Continuing along a line of reasoning I have presented before, this owner of the Redbox franchise is a popular purveyor of DVDs for $1 a night, Blu-rays for $1.50, at kiosks all over including at McDonalds restaurants, CVS stores (recently announced), Royal Farms (if you're in my area) or other convenience stores, and who knows where else soon. It's the coke machine of the 21st century, rental movies via a swipe of your credit card.
The popular knock on this company is that it's no Netflix, because they don't have a foothold in streaming. This is true, but that's okay, because plenty of people are happy to use a kiosk to pick out a DVD and take it home that night. Many people don't have the kind of internet connections required to make streaming viable.
Plus if you look at Netflix, the money required to get the latest and greatest movies over streaming mean that to make the numbers work, they might at some point have to offer a two-tiered approach to streaming: pay an extra $5 a month or so to get Saw 12 or Avatar: 5D or the latest Jude Law romantic comedy. Because of that law from the 80s allowing companies to buy physical copies and rent them, it will remain more cost-efficient to rent physical copies in the foreseeable future.
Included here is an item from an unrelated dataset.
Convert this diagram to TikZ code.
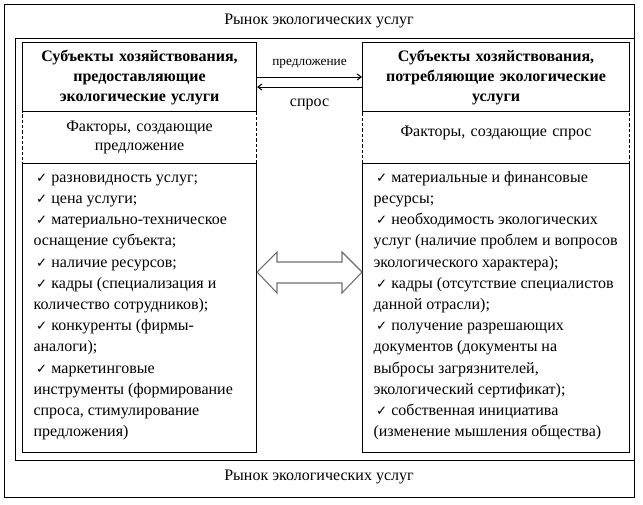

Over the last month or so Coinstar's stock price has been on a bit of a roller coaster ride, but my gut tells me it's cheap here. I will forego any options-expiration-tied gambles and just set my target for the end of 2010. I don't doubt there will be bumps in the road, but this is a company where the perception of it is still on the way up. And that has been my most reliable formula for success in the past.